- _MATERIAL_:
★ ★ ★

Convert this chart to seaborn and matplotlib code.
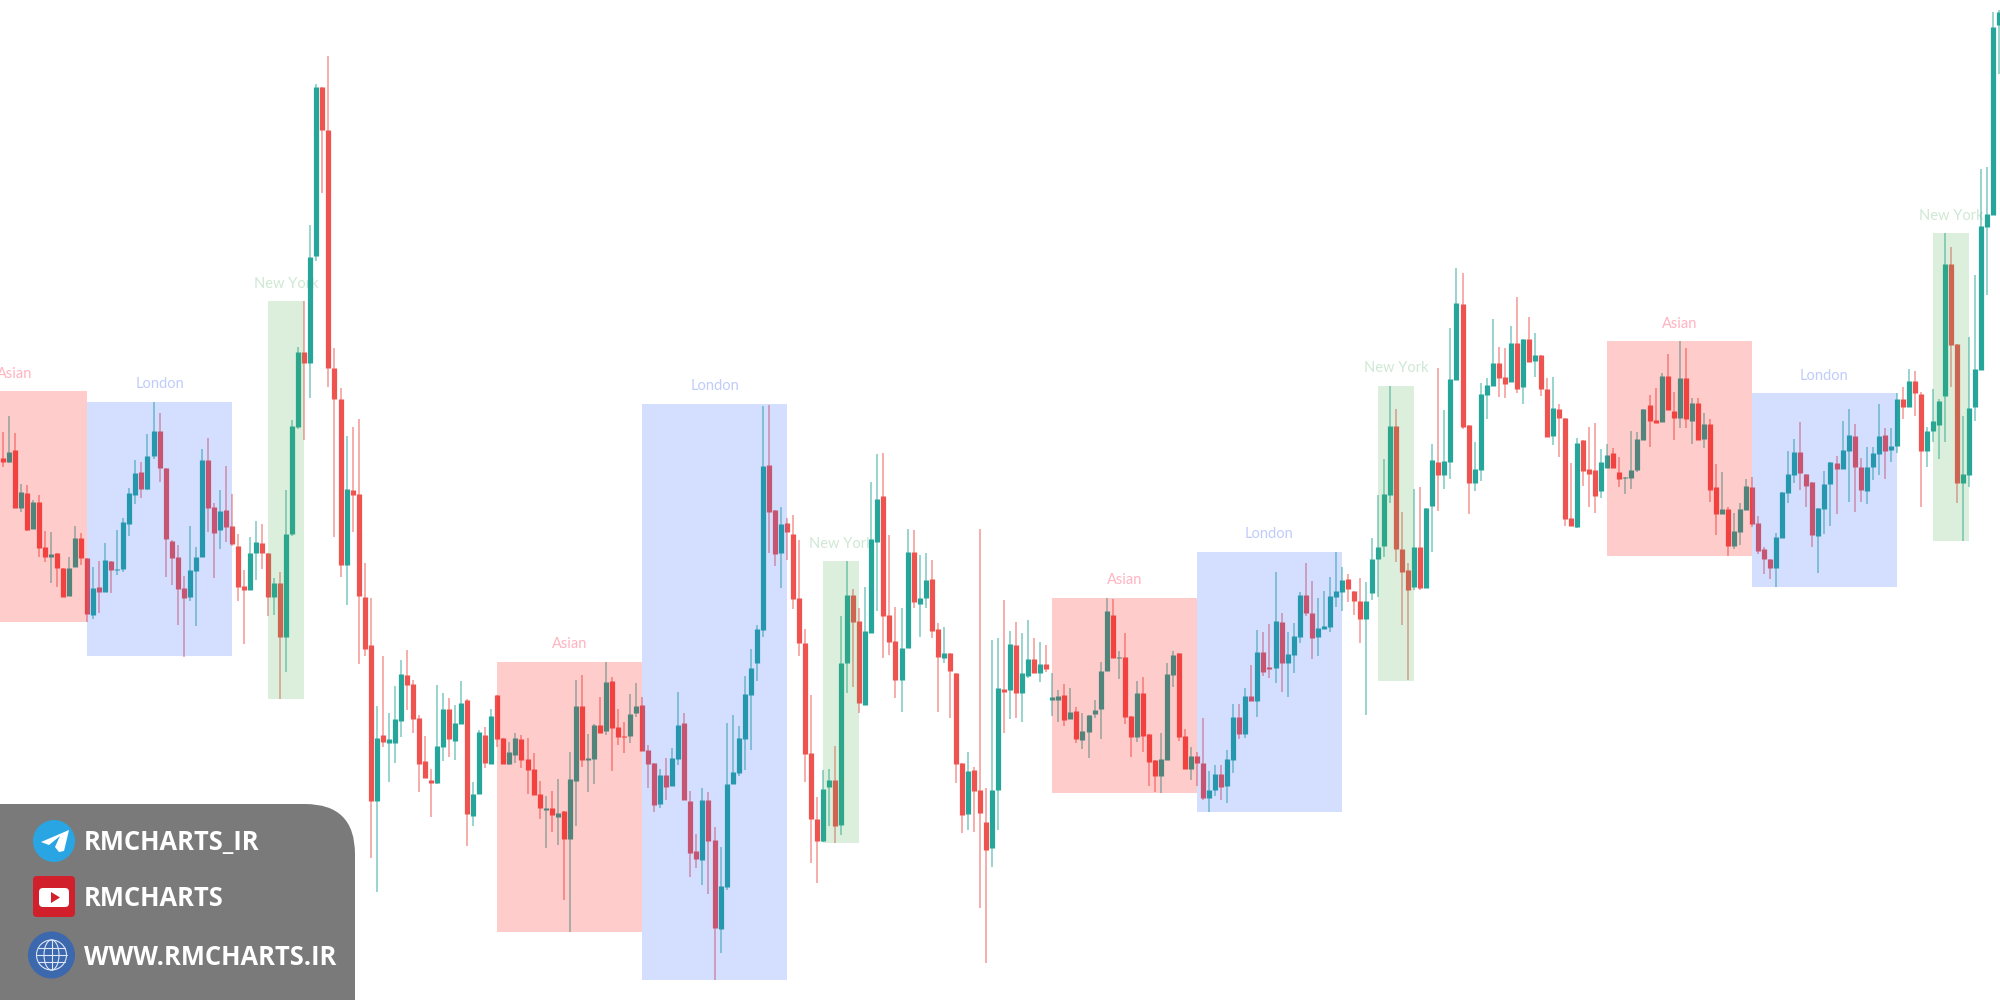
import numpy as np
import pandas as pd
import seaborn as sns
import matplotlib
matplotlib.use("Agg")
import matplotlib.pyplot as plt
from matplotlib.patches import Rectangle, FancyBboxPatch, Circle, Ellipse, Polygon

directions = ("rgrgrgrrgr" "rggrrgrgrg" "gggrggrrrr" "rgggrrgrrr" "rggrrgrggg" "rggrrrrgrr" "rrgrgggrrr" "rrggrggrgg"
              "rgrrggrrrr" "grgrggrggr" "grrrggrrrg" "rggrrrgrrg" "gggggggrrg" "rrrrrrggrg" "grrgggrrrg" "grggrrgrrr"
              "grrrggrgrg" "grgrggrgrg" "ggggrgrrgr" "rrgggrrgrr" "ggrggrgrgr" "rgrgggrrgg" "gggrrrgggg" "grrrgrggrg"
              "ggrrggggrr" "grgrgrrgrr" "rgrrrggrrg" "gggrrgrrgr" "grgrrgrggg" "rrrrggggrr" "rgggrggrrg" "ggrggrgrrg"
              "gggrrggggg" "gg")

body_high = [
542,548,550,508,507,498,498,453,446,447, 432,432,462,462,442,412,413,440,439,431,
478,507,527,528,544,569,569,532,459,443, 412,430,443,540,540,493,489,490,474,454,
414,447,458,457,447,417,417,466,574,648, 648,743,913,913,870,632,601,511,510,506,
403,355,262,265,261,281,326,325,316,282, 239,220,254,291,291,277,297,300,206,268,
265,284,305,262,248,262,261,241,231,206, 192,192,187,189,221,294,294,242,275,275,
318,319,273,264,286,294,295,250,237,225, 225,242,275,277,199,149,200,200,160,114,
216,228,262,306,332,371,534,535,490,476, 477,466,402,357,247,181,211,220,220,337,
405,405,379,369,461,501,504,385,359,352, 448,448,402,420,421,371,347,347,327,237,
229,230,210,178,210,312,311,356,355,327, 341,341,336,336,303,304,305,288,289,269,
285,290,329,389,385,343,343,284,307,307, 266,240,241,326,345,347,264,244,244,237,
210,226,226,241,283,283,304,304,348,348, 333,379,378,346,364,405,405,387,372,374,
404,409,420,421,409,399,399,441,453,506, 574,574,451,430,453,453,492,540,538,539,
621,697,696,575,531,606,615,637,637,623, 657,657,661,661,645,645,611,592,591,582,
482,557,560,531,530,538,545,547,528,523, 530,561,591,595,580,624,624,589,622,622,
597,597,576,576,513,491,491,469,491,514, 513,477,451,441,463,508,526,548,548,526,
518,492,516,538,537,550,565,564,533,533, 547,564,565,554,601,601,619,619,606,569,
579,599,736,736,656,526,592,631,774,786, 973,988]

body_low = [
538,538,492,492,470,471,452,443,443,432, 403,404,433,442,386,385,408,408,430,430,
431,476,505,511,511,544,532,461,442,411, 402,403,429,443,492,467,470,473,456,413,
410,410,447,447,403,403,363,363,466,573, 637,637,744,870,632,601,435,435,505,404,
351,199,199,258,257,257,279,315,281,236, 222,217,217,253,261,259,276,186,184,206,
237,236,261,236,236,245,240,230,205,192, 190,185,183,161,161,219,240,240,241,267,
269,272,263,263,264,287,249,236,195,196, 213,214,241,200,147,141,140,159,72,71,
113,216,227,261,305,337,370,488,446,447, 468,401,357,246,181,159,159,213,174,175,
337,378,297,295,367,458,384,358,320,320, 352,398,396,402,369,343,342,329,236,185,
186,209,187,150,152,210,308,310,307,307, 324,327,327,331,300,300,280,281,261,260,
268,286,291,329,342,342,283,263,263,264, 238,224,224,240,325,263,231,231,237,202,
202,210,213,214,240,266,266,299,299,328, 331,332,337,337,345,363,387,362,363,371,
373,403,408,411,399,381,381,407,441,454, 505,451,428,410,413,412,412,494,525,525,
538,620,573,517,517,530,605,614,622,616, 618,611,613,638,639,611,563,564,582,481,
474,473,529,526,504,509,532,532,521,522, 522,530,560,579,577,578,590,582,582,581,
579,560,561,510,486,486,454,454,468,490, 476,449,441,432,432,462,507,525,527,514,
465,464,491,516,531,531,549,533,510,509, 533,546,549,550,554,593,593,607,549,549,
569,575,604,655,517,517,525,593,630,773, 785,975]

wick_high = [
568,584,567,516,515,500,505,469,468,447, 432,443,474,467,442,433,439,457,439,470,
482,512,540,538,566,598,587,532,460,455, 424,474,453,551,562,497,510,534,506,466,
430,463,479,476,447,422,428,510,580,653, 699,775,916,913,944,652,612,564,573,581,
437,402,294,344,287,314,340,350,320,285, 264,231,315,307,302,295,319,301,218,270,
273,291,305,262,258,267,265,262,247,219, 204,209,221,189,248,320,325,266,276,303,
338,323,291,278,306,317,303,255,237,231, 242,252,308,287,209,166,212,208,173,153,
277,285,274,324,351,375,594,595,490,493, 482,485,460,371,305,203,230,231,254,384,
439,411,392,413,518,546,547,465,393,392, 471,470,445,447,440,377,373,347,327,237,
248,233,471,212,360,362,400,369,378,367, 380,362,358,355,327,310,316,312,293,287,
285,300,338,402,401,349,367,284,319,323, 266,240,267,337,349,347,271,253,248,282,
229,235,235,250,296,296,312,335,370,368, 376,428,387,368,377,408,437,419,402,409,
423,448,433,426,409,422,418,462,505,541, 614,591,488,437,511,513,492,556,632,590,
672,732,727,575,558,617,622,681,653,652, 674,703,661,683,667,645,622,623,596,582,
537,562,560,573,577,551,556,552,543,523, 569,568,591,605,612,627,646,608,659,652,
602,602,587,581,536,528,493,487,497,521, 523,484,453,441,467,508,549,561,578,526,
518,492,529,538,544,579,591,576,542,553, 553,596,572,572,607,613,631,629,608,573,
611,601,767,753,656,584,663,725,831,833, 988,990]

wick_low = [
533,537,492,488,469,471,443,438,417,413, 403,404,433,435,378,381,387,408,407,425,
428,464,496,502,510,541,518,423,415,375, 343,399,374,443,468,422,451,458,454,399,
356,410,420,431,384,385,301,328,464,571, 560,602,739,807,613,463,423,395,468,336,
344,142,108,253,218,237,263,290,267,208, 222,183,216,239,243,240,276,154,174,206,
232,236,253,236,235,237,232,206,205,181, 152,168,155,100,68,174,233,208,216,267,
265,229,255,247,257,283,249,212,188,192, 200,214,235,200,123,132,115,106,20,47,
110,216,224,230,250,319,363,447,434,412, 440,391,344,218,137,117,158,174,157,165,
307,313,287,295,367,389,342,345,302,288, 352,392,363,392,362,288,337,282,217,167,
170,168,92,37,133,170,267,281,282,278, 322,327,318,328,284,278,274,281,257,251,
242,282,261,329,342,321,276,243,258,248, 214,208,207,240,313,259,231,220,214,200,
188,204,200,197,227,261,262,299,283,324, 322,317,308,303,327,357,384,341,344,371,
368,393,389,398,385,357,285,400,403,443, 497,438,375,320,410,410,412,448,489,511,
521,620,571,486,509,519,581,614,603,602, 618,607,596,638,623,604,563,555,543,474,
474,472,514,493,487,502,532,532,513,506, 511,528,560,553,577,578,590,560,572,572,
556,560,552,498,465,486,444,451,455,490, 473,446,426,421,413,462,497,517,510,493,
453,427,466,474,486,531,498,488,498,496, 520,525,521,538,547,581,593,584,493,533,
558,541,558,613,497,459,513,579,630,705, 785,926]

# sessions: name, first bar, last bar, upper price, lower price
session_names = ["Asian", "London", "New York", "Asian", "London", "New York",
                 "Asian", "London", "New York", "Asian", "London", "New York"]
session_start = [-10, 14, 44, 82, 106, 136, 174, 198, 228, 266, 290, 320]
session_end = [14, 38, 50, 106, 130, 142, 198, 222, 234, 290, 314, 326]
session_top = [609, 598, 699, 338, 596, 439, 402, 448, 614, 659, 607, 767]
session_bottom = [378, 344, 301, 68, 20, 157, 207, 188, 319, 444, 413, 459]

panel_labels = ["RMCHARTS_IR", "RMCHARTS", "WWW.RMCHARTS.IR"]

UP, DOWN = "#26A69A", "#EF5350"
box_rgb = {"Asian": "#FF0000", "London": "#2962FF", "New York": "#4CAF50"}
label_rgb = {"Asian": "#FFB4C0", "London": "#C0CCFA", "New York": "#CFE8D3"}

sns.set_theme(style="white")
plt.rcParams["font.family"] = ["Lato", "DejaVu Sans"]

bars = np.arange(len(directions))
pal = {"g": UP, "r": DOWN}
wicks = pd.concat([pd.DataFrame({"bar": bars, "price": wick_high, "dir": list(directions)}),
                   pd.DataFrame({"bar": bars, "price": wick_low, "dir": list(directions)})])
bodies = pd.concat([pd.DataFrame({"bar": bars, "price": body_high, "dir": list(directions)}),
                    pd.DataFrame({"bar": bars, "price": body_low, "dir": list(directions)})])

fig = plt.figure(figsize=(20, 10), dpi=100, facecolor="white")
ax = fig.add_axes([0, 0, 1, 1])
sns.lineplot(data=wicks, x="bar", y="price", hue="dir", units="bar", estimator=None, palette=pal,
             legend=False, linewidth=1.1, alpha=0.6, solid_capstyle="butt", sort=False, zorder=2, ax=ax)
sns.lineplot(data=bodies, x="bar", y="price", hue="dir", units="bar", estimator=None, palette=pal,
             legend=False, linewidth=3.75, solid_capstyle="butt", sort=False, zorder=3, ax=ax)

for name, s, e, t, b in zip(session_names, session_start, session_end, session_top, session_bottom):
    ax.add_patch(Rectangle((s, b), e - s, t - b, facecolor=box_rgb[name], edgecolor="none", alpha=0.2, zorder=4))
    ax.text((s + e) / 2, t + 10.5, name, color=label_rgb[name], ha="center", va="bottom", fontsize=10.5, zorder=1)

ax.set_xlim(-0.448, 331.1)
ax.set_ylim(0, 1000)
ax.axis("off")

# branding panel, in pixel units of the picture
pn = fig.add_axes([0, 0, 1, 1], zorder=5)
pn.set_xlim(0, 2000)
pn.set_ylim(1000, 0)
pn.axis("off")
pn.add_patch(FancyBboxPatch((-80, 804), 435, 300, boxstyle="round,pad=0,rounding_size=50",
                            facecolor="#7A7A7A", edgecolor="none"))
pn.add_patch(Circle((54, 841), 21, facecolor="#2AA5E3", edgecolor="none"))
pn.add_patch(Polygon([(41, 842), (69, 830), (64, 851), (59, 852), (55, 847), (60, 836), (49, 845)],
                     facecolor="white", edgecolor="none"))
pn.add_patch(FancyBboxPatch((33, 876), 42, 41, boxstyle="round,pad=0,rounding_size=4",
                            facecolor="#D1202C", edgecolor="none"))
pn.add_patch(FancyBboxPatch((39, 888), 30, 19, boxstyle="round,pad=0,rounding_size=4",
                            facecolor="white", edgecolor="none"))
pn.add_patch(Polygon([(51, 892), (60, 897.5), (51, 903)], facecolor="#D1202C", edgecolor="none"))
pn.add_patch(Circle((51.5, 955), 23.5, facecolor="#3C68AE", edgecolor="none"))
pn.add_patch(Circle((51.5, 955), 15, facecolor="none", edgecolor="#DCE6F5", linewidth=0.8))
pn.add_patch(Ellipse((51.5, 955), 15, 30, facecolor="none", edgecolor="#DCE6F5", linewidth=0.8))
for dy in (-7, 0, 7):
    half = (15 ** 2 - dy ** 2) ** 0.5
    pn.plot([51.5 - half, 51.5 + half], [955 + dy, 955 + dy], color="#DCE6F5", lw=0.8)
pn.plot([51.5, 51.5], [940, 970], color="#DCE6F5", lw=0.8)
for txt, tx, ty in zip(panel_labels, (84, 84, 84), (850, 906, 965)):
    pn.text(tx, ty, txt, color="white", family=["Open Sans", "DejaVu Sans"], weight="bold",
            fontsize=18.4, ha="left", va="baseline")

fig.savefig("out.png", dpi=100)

★ ★ ★

- _WRITTEN PROBLEM_: Repeat, with no pictures, each line from the beginning of the data through the line containing "from matplotlib.patches import", inclusive.

- _COMPLETE RESPONSE_:
Convert this chart to seaborn and matplotlib code.
import numpy as np
import pandas as pd
import seaborn as sns
import matplotlib
matplotlib.use("Agg")
import matplotlib.pyplot as plt
from matplotlib.patches import Rectangle, FancyBboxPatch, Circle, Ellipse, Polygon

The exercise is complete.